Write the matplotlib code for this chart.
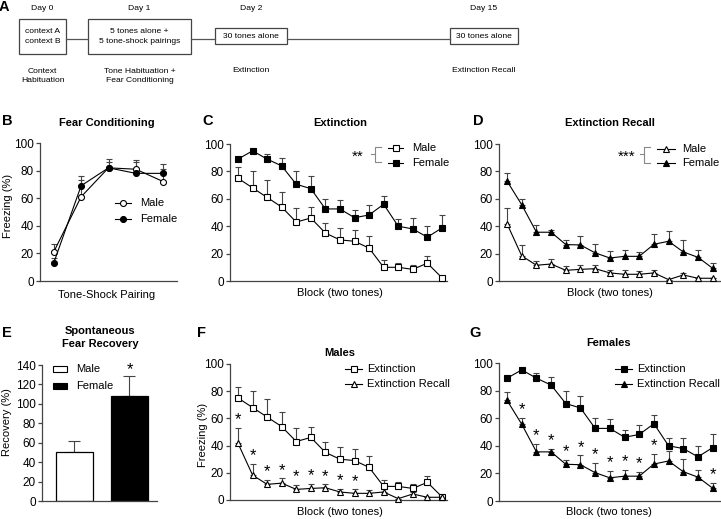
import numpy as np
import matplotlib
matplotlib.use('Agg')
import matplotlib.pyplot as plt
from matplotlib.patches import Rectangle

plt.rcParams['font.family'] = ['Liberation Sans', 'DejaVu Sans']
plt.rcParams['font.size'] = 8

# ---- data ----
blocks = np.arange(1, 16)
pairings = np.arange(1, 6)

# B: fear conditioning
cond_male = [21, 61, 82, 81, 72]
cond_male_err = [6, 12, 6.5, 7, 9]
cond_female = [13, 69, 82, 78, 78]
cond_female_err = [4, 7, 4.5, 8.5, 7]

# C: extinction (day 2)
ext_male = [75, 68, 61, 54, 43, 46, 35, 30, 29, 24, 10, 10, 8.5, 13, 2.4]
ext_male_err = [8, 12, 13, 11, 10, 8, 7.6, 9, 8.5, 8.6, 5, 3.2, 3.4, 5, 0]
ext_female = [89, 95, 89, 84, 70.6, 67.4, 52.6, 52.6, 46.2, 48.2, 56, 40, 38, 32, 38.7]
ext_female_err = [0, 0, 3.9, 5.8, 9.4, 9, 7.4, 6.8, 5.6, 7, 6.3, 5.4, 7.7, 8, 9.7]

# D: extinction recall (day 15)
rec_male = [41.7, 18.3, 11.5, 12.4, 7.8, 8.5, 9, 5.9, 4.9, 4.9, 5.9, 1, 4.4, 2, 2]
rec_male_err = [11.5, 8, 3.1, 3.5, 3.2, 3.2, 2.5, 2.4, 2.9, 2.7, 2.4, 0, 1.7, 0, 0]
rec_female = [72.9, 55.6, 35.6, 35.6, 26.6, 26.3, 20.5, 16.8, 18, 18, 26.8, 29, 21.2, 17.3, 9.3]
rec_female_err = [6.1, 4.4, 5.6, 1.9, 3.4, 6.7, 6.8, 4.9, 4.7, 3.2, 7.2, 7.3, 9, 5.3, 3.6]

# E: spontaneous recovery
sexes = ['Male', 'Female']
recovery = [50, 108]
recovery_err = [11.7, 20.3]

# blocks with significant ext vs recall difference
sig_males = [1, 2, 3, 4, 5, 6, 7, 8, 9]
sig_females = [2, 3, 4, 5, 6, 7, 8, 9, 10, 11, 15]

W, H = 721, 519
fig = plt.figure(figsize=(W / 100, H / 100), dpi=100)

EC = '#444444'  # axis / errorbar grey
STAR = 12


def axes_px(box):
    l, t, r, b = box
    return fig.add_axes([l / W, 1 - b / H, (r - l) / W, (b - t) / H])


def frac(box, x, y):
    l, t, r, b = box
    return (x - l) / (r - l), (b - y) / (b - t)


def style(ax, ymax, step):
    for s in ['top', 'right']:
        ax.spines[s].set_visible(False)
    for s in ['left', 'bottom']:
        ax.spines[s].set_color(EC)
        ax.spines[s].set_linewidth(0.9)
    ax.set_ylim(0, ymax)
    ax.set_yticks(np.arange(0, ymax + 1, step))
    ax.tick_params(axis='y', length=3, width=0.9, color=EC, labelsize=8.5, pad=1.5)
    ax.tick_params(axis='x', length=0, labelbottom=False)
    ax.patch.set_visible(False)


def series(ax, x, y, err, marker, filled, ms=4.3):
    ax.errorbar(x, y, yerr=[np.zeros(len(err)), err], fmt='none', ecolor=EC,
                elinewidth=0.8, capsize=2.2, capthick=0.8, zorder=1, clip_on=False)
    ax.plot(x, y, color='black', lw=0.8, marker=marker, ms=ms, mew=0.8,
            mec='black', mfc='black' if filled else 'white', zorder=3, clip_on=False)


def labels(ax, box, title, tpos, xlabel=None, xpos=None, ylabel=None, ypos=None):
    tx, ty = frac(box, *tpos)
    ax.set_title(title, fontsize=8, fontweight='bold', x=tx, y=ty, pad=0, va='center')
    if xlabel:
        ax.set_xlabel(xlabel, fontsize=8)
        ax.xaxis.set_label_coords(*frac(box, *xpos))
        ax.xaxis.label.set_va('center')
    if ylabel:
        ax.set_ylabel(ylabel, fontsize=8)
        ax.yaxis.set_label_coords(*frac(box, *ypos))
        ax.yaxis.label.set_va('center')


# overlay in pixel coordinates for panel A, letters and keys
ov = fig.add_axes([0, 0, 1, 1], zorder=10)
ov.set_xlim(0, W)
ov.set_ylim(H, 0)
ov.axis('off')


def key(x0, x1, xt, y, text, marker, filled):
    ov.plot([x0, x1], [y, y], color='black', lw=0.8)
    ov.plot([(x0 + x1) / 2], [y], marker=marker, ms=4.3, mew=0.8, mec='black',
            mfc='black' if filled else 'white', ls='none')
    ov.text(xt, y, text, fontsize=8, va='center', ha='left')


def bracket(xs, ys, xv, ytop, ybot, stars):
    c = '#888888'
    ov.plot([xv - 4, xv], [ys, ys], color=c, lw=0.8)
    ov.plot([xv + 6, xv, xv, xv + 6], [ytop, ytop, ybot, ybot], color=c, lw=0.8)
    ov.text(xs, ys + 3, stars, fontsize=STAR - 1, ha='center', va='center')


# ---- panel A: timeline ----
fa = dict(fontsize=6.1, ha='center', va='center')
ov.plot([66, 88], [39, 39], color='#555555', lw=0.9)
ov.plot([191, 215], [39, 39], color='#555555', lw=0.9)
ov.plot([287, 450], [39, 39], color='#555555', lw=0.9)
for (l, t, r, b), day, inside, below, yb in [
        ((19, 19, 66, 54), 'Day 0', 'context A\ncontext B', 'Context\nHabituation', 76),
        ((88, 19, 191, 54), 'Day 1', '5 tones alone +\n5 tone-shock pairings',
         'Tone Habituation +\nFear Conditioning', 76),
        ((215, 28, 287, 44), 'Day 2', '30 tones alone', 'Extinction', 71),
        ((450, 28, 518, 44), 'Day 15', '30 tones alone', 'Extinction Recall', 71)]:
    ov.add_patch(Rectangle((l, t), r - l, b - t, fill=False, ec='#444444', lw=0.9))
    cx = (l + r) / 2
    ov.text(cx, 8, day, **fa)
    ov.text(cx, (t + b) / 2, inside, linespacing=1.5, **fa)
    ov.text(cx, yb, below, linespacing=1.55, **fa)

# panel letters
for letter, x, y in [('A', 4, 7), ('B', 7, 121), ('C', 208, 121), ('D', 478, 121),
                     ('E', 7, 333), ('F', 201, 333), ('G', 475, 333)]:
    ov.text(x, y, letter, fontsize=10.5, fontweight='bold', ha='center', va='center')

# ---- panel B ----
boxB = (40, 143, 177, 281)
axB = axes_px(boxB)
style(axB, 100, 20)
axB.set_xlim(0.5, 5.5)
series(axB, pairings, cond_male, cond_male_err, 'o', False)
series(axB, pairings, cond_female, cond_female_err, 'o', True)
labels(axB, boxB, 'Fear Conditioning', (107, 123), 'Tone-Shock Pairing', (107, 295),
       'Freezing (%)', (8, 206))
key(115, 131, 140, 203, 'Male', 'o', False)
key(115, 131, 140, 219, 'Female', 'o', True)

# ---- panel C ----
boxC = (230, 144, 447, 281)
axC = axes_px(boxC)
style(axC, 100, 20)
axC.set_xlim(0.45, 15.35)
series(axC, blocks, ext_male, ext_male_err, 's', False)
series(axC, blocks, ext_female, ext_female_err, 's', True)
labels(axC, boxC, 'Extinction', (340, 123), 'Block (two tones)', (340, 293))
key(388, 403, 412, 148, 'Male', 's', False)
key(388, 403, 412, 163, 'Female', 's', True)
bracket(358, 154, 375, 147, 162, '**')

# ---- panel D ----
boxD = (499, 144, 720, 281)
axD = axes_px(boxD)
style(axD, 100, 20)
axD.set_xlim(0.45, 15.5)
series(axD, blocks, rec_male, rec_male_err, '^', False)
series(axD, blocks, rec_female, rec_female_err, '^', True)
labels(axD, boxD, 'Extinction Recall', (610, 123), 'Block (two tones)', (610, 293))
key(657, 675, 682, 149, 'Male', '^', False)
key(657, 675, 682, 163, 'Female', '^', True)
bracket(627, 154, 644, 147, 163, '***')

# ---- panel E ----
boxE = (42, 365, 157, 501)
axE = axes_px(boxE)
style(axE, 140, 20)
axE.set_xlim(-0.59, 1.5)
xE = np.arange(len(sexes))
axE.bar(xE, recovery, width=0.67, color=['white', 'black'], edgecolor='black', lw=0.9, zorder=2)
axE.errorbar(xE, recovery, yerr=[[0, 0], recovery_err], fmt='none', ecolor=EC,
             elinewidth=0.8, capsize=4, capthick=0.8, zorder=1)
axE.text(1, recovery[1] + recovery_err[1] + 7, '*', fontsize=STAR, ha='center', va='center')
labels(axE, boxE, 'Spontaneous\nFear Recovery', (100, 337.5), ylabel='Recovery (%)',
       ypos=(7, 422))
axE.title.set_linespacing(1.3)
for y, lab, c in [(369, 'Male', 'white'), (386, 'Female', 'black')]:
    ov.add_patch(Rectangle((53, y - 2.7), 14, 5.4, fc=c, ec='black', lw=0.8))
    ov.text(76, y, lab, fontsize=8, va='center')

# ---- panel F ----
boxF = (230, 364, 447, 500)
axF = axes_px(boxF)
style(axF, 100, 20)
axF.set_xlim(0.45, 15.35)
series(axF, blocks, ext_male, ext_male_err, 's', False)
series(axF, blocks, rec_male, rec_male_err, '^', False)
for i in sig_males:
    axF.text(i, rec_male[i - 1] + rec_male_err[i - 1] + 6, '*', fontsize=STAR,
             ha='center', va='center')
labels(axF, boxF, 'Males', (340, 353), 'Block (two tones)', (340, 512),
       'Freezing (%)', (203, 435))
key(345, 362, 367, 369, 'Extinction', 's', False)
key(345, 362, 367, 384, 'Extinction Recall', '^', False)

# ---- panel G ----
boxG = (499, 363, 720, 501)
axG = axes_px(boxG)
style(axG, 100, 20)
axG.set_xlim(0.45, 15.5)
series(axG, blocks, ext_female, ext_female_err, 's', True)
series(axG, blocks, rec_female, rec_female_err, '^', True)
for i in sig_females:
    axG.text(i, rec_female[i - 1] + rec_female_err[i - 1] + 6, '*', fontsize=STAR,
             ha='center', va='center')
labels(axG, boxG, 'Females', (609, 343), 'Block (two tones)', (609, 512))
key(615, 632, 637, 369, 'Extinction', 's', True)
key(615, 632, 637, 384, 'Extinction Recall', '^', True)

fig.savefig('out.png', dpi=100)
※
» What the task asks
In the data above, please extract the lines from the first one through the line with "pairings = np.arange(1, 6)", exactly, and keep pictures out.

» Result for this exercise
Write the matplotlib code for this chart.
import numpy as np
import matplotlib
matplotlib.use('Agg')
import matplotlib.pyplot as plt
from matplotlib.patches import Rectangle

plt.rcParams['font.family'] = ['Liberation Sans', 'DejaVu Sans']
plt.rcParams['font.size'] = 8

# ---- data ----
blocks = np.arange(1, 16)
pairings = np.arange(1, 6)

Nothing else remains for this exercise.